* START *
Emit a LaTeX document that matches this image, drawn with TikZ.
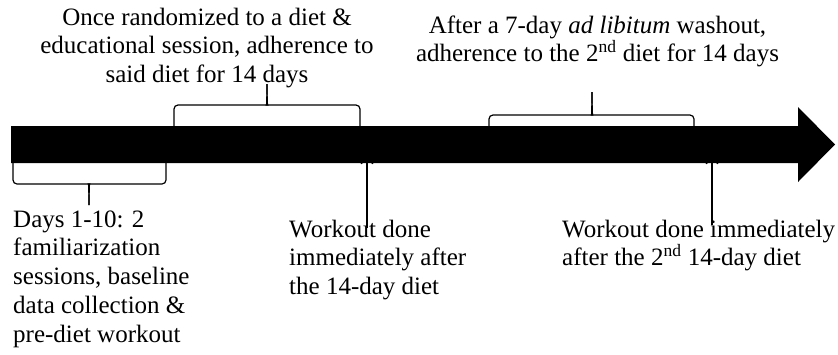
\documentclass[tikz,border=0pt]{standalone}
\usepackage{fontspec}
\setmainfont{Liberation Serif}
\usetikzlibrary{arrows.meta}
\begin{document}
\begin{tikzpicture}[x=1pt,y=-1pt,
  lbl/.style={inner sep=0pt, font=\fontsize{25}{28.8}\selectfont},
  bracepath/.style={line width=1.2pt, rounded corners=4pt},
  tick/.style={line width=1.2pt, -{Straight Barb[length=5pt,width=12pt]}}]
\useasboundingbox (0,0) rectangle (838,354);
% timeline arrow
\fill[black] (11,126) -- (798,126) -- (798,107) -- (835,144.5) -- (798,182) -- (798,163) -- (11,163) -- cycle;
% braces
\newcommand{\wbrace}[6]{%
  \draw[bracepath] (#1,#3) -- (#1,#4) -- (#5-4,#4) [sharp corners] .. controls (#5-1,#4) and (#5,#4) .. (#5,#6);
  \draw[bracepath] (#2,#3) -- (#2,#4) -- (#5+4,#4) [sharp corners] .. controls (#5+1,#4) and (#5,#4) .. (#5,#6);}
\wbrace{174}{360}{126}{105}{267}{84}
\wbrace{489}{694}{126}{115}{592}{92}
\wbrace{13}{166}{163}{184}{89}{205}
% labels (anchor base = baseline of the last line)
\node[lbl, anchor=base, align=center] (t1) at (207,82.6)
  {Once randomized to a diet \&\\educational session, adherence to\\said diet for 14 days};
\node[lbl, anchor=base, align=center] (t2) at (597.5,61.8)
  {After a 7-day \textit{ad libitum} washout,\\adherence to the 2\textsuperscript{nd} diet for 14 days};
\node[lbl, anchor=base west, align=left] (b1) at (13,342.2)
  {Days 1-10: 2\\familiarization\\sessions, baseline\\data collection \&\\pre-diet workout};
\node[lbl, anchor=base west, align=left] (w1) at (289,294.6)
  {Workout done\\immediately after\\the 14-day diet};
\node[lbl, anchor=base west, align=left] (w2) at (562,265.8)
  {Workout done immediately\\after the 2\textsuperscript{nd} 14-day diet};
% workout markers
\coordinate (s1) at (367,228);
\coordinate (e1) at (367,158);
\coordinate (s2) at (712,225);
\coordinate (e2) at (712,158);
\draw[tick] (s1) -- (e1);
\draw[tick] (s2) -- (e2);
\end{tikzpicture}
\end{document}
* END *
* Given problem
Copy every line of the data word for word, omitting the images.

* Right answer
Emit a LaTeX document that matches this image, drawn with TikZ.
\documentclass[tikz,border=0pt]{standalone}
\usepackage{fontspec}
\setmainfont{Liberation Serif}
\usetikzlibrary{arrows.meta}
\begin{document}
\begin{tikzpicture}[x=1pt,y=-1pt,
  lbl/.style={inner sep=0pt, font=\fontsize{25}{28.8}\selectfont},
  bracepath/.style={line width=1.2pt, rounded corners=4pt},
  tick/.style={line width=1.2pt, -{Straight Barb[length=5pt,width=12pt]}}]
\useasboundingbox (0,0) rectangle (838,354);
% timeline arrow
\fill[black] (11,126) -- (798,126) -- (798,107) -- (835,144.5) -- (798,182) -- (798,163) -- (11,163) -- cycle;
% braces
\newcommand{\wbrace}[6]{%
  \draw[bracepath] (#1,#3) -- (#1,#4) -- (#5-4,#4) [sharp corners] .. controls (#5-1,#4) and (#5,#4) .. (#5,#6);
  \draw[bracepath] (#2,#3) -- (#2,#4) -- (#5+4,#4) [sharp corners] .. controls (#5+1,#4) and (#5,#4) .. (#5,#6);}
\wbrace{174}{360}{126}{105}{267}{84}
\wbrace{489}{694}{126}{115}{592}{92}
\wbrace{13}{166}{163}{184}{89}{205}
% labels (anchor base = baseline of the last line)
\node[lbl, anchor=base, align=center] (t1) at (207,82.6)
  {Once randomized to a diet \&\\educational session, adherence to\\said diet for 14 days};
\node[lbl, anchor=base, align=center] (t2) at (597.5,61.8)
  {After a 7-day \textit{ad libitum} washout,\\adherence to the 2\textsuperscript{nd} diet for 14 days};
\node[lbl, anchor=base west, align=left] (b1) at (13,342.2)
  {Days 1-10: 2\\familiarization\\sessions, baseline\\data collection \&\\pre-diet workout};
\node[lbl, anchor=base west, align=left] (w1) at (289,294.6)
  {Workout done\\immediately after\\the 14-day diet};
\node[lbl, anchor=base west, align=left] (w2) at (562,265.8)
  {Workout done immediately\\after the 2\textsuperscript{nd} 14-day diet};
% workout markers
\coordinate (s1) at (367,228);
\coordinate (e1) at (367,158);
\coordinate (s2) at (712,225);
\coordinate (e2) at (712,158);
\draw[tick] (s1) -- (e1);
\draw[tick] (s2) -- (e2);
\end{tikzpicture}
\end{document}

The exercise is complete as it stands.